Indeed, in the absence of a solid civil society consensus, the competitive
impulses unleashed by electoral politics may well be the principal factor
aggravating the clash of identities.
A fortnight after
simmering tensions in Muzaffarnagar district broke out in murderous riots and a
mass flight of the religious minority from several of its villages, versions
about what lit the first spark vary widely. Indeed, in the longer historical
view, the narrative of the original cause may only be important for its
indecisive outcome. What is more relevant is simply that as political
competition intensifies in the months leading in to the 2014 general elections,
local animosities are likely to be nurtured and unleashed as a matter of
strategy.
Political
scientist Ashutosh Varshney points to a circumstance of some hope: places that have
a long history of civic engagement between communities – in apolitical bodies
such as libraries, sports clubs and chambers of commerce – are less prone to
outbreaks of violence. But can these civic bonds withstand the power of
political movements orchestrated from above, when the agencies of the state are
themselves sucked into vortex of fierce partisanship? From his own study of a
long history of communal riots, the political scientist Paul Brass thinks not.
He arrives indeed, at the conclusion that far from being “spontaneous occurrences”,
riots are “produced” with a specific agenda. This would typically involve “calculated
and deliberate actions by key individuals, the conveying of messages,
recruitment of participants, and other specific types of activities, especially
provocative ones that are part of a performative repertoire”. Parts of India with
a history of communal violence, Brass has pointed out, are unique in having an
“institutionalised system of riot production”.
Can these
institutionalised systems be contained and dismantled?
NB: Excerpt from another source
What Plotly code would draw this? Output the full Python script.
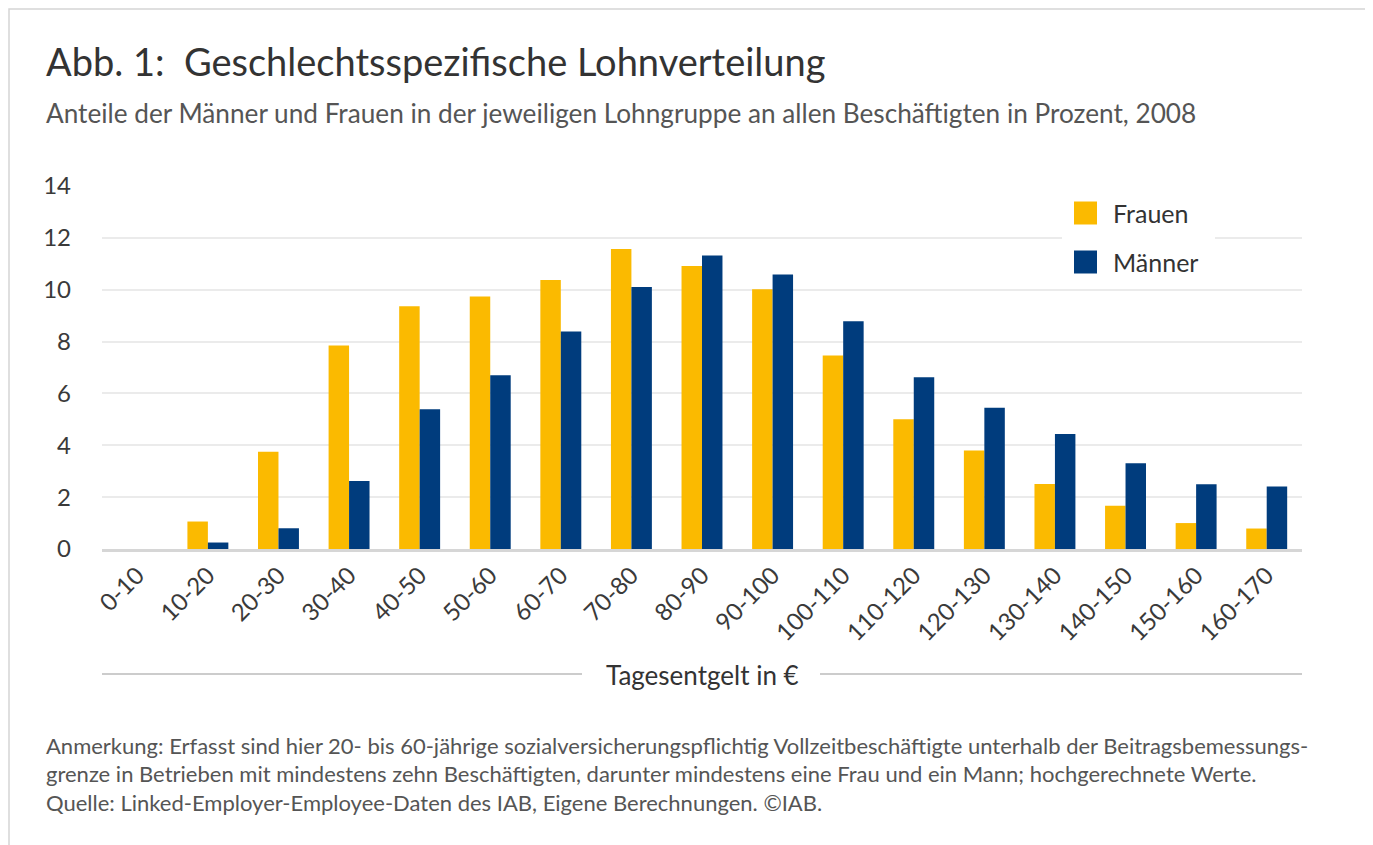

Experience says yes,
though only with serious doses of political statesmanship and administrative
will – one severely at a premium, the other likely to be under serious pressure
as the fierceness of political contestation mounts.
Successive
electoral contests since the 1990s have cast the minorities in varying
political roles. In the days of Ayodhya, the main religious minority was
stigmatised as legatee to the various indignities inflicted in the past on
India’s original, primordial cultural identity. Later, it was portrayed as an
impediment to the glittering promises of modernity that lay ahead for India as
it sought its merited place in global councils. And “terrorism”, portrayed in
the dominant political narrative as a virtual monopoly of fundamentalist Islam,
was the weapon deployed to thwart India’s march towards global prestige and
modernity.
Neither of these
propaganda planks retains much potential for mobilisation in the next round of
general elections, when a variety of strategies will likely be deployed. In
this regard, Muzaffarnagar offers crucial indications. Well before the incident
of August 27 that is believed to have lit the spark for the conflagration that
ten days later engulfed the district, there had reportedly been a progressive embitterment
of the atmosphere.
Community honour,
as represented in the dignity and bodily integrity of women, was among the
themes constantly played on to sharpen the growing estrangement. A further
twist was imparted by rumours made up in the Hindutva ideological factory of a
“love jihad” launched by attractive young Muslim boys equipped with the full
range of the tools of enticement – modish clothes, mobile phones and sweet-talk
– to entangle young girls of the other faith. In a region of the “vanishing
female”, where the sex ratio is believed to have fallen to near critical
levels, this was an ideological ploy of insidious power.
These ideological
agendas are now wedded to the power of new modes of communication, evident last
year in the riots that engulfed Assam’s Bodoland areas and the subsequent mass
flight of people of north-eastern origin from some of India’s most cosmopolitan
cities. The official response then was to ban and block, showing yet again a
conspicuous lack of the political statesmanship and administrative will to use
these modes of communication for the good. Muzaffarnagar again spotlights that
dilemma: it is easy to press the best of modern technology to mischievous
purposes, far more difficult to combat its effects.